Don’t count lead-acid batteries out

Issue 7 2022 Security Services & Risk Management, Asset Management

The question of which batteries one should use for various purposes is a challenging one. Most alarm and other security systems have been using lead-acid batteries for many years, and the number of installed systems continues to grow.

While there are different options in terms of what type of batteries one can use and which are better for different purposes, something which is top of mind for everyone as Eskom’s failure continues unabated, is that, in most instances the cost of the solution plays a key role in decision-making. Additionally, in today’s environmentally conscious world, the ability to recycle used batteries is also important.

While the market is pushing lithium-based batteries as the battery of choice these days, Vaughn Tempelhoff from Forbatt spoke to Hi-Tech Security Solutions about the viability of lead-acid batteries and how to get the best performance from them. One must always remember that while lead-acid batteries are cheaper to buy than lithium-based batteries, the total cost of ownership over a longer period is what determines the real value of the purchase.

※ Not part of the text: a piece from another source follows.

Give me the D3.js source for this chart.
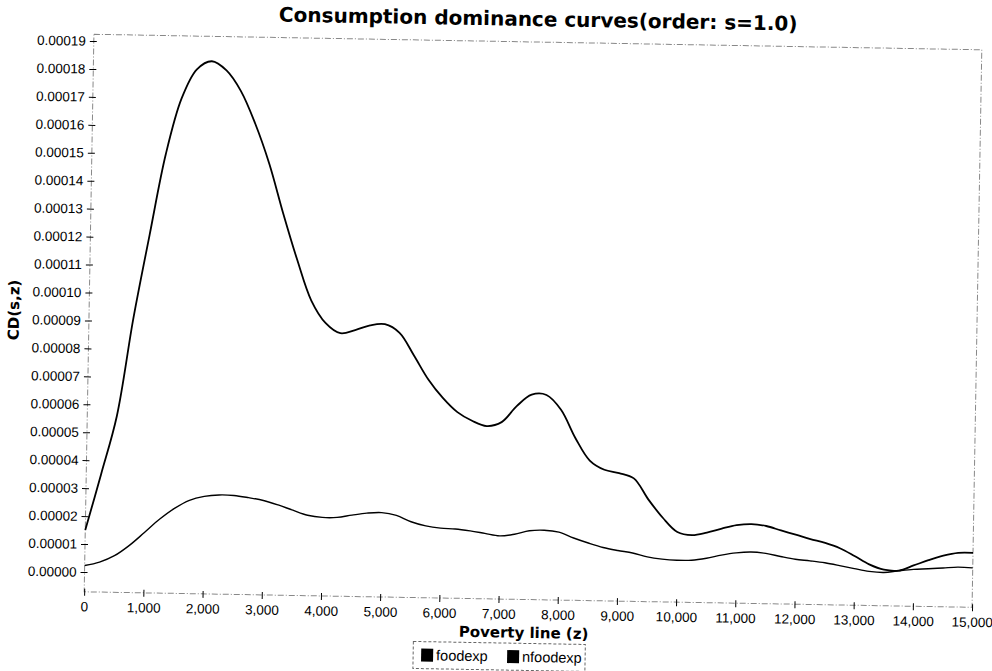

With this in mind, we started by asking Tempelhoff about lifespan; how to get the longest lifespan and optimal performance from your valve regulated lead-acid (VRLA) battery (also called a sealed lead-acid battery).

Tempelhoff notes that the lifespan of a battery will vary considerably depending on how it is used, how it is maintained and charged, the temperature it operates in and other factors. Different types of batteries naturally have different lifespans due to differences in design.

For VRLA batteries operating at around 250°C, Tempelhoff says one can expect 3-5 years in standby service, while the Gel design (as opposed to AGM) can offer 5-8 years in standby service. For VRLA long-life batteries, customers can expect 8-12 years in float charge (float charge is the voltage the battery is maintained at after being fully charged to compensate for ‘self-discharge’). Similarly, he says a VRLA deep-cycle battery can offer 8-10 years in common use or ‘nominal number of cycles’ (a deep-cycle battery is designed to be ‘deeply discharged’, using most of its capacity).

Getting the best lifespan

VRLA batteries are designed to eventually wear out, also known as a sacrificial design (of course, the very nature of batteries means that all batteries of any design will eventually wear out and come to the end of their life). This is due to the reaction of the lead electrodes and electrolyte during discharging and charging. However, by taking care of the batteries their lifespan can be prolonged, and similarly, when the batteries are not maintained their lifespans will decline.

Tempelhoff recommends that when a battery’s capacity is reduced to 60% of its nominal capacity (the original capacity), that means its grid has corroded and expanded, the active material within the casing has deteriorated and the electrolyte is drying out (or has dried out). Batteries in this condition should be replaced. The 60% charge is simply an indicator and there can be other reasons a battery has reached its end of life, such as poor maintenance.

To ensure maximum VRLA battery life, Tempelhoff suggests that setting the maximum depth of discharge to 30% and fully charging it after each use will give a battery better long-term performance and a longer lifespan. Naturally, he also recommends that users pay attention to maintenance and the temperature of the environment where they are stored.

Don’t throw it away

While we are used to throwing away dead batteries, such as torch batteries and even mobile phone batteries, that is not a good idea. All batteries should be recycled to ensure their impact on the environment is minimised – especially when it comes to the larger batteries used in UPSs and in solar installations.

A benefit of the lead-acid battery is that it has been around for a long time, so the recycling technology and techniques have matured considerably. This means that the recycling process is reliable, but also more economical in scale. Since we know that our batteries have a limited lifespan (even if it is measured in years), it is worth checking with your supplier to see how they deal with end-of-life batteries and can assist customers when the time to recycle them arrives.